Credit Education
Everyone’s financial situation doesn’t always require credit repair. It is however extremely important to audit your credit reports before applying for credit. When we conduct the credit audit we see the same information your potential creditors will be reviewing and analyze your accounts reporting the same way they would when determining if they will grant you credit. Getting a credit audit will give you a chance to correct any errors or make other moves to improve your credit score before applying.
1. WHAT IS A CREDIT SCORE AND HOW IS IT CALCULATED?
A credit score is a number that reflects the information in your credit report. The score summarizes your credit history and helps lenders predict how likely it is that you will repay a loan and make payments when they are due. Lenders may use credit scores in deciding whether to grant you credit, what terms you are offered or the rate you will pay on a loan.

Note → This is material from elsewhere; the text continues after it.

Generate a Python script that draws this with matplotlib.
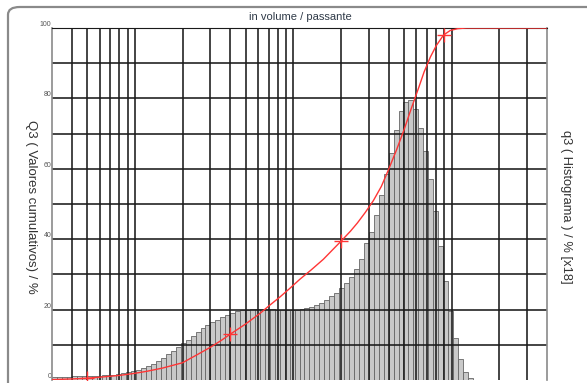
import numpy as np
import matplotlib
matplotlib.use("Agg")
import matplotlib.pyplot as plt
from matplotlib.patches import FancyBboxPatch
from matplotlib.ticker import FixedLocator, NullFormatter

plt.rcParams['font.family'] = ['Liberation Sans', 'DejaVu Sans']

# Particle-size classes: 32 geometric classes per decade starting at 0.3
class_start = 0.3
classes_per_decade = 32

# Histogram q3 (displayed scale, x18)
q3_hist = [
    0.8, 0.85, 0.9, 0.95, 1.0, 1.05, 1.1, 1.15, 1.2, 1.25,
    1.3, 1.4, 1.5, 1.7, 1.95, 2.2, 2.5, 2.9, 3.4, 4.0,
    4.6, 5.4, 6.3, 7.3, 8.3, 9.3, 10.4, 11.5, 12.6, 13.7,
    14.8, 15.6, 16.4, 17.1, 17.8, 18.5, 19.1, 19.5, 19.8, 20.0,
    20.2, 20.2, 20.2, 20.1, 20.1, 20.0, 20.0, 20.0, 20.0, 20.0,
    20.1, 20.4, 20.8, 21.3, 22.0, 22.8, 23.8, 24.8, 26.0, 27.5,
    29.3, 31.5, 34.5, 39.0, 42.0, 47.0, 52.5, 58.5, 64.5, 71.0,
    76.5, 79.0, 79.5, 77.0, 71.5, 65.0, 57.0, 48.0, 38.0, 28.0,
    19.5, 12.0, 6.0, 2.2, 0.6,
]

# Cumulative Q3 curve (size in µm, % passing)
q3_sizes = [0.3, 0.4, 0.5, 0.6, 0.8, 1.0, 1.2, 1.5, 2.0, 2.5, 3.0, 3.5,
            4.0, 5.0, 6.2, 7.0, 8.25, 9.5, 11.0, 13.0, 15.5, 18.0, 20.1,
            23.0, 25.4, 28.5, 32.1, 36.0, 39.9, 45.0, 50.0, 55.0, 61.9,
            67.0, 73.5, 80.0, 88.9, 98.0, 109, 124, 400]
q3_cum = [0.1, 0.3, 0.5, 0.8, 1.3, 1.9, 2.5, 3.4, 4.9, 7.3, 9.3, 11.2,
          13.0, 15.9, 19.0, 21.0, 23.6, 26.0, 28.6, 31.3, 34.3, 37.3, 39.5,
          42.3, 44.6, 47.6, 51.0, 55.0, 59.7, 65.5, 71.0, 76.5, 83.0,
          87.5, 91.8, 95.0, 98.0, 99.3, 99.8, 100, 100]

# Marked sieve points
mark_sizes = [0.5, 4.0, 20.1, 88.9]
mark_cum = [0.5, 13.0, 39.5, 98.0]

y_ticks = [0, 20, 40, 60, 80, 100]

W, H = 587, 383
fig = plt.figure(figsize=(W / 100, H / 100), dpi=100)
fig.patch.set_facecolor('white')

# Rounded outer frame
frame = FancyBboxPatch((8 / W, -0.2), 1.2, 1.2 - 7 / H,
                       boxstyle="round,pad=0,rounding_size=0.02",
                       transform=fig.transFigure, fill=False,
                       edgecolor='#8a8a8a', linewidth=1.6, zorder=0)
fig.patches.append(frame)

ax = fig.add_axes([52 / W, 1 - 380 / H, (547 - 52) / W, (380 - 28) / H])
ax.set_xscale('log')
ax.set_xlim(0.3, 400)
ax.set_ylim(0, 100)

# Histogram bars
n = len(q3_hist)
edges = class_start * 10 ** (np.arange(n + 1) / classes_per_decade)
ax.bar(edges[:-1], q3_hist, width=np.diff(edges), align='edge',
       color='#c9c9c9', edgecolor='#666666', linewidth=0.6, zorder=1)

# Grid
x_grid = [0.4, 0.5, 0.6, 0.7, 0.8, 0.9,
          1, 2, 3, 4, 5, 6, 7, 8, 9,
          10, 20, 30, 40, 50, 60, 70, 80, 90,
          100, 200, 300]
for xv in x_grid:
    ax.axvline(xv, color='#1a1a1a', lw=1.15, zorder=2)
for yv in range(10, 101, 10):
    ax.axhline(yv, color='#1a1a1a', lw=1.15, zorder=2)

# Cumulative curve
ax.plot(q3_sizes, q3_cum, color='#ff3535', lw=1.0, zorder=4)
ax.plot(mark_sizes, mark_cum, linestyle='none', marker='+', markersize=10,
        markeredgewidth=1.0, color='#ff3535', zorder=5)

ax.xaxis.set_major_locator(FixedLocator([]))
ax.xaxis.set_minor_locator(FixedLocator([]))
ax.xaxis.set_minor_formatter(NullFormatter())
ax.set_yticks(y_ticks)
ax.set_yticklabels([str(v) for v in y_ticks])
ax.tick_params(axis='y', length=0, pad=0.5, labelsize=5, labelcolor='#555555')
for lbl in ax.get_yticklabels():
    lbl.set_va('bottom')

for side in ['left', 'right']:
    ax.spines[side].set_color('#8a8a8a')
    ax.spines[side].set_linewidth(1.2)
ax.spines['top'].set_color('#1a1a1a')
ax.spines['bottom'].set_visible(False)

fig.text(300 / W, 1 - 17 / H, 'in volume / passante', ha='center', va='center',
         fontsize=8, color='#2f3a48')
fig.text(31 / W, 1 - 207 / H, 'Q3 ( Valores cumulativos) / %', rotation=270,
         ha='center', va='center', fontsize=9.5, color='#333333')
fig.text(566 / W, 1 - 207 / H, 'q3 ( Histograma ) / % [x18]', rotation=270,
         ha='center', va='center', fontsize=9.3, color='#333333')

fig.savefig('out.png', dpi=100)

2. INFORMATION USED TO CALCULATE YOUR CREDIT SCORE CAN INCLUDE:
• The number and type of accounts you have (credit cards, auto loans, mortgages, etc.);
• Whether you pay your bills on time;
• How much of your available credit you are currently using;
• Whether you have any collection actions against you;
• The amount of your outstanding debt; and
• The age of your accounts.
3. WHAT CAN CAUSE MY CREDIT SCORE TO CHANGE?
Because your credit score reflects the information in your credit report, changes to your credit report may cause your credit score to change. For instance, if you pay your bills late or incur more debt, your credit score may go down. However, if you pay down an outstanding balance on a credit card or mortgage or correct an error in your credit report, your credit score may go up.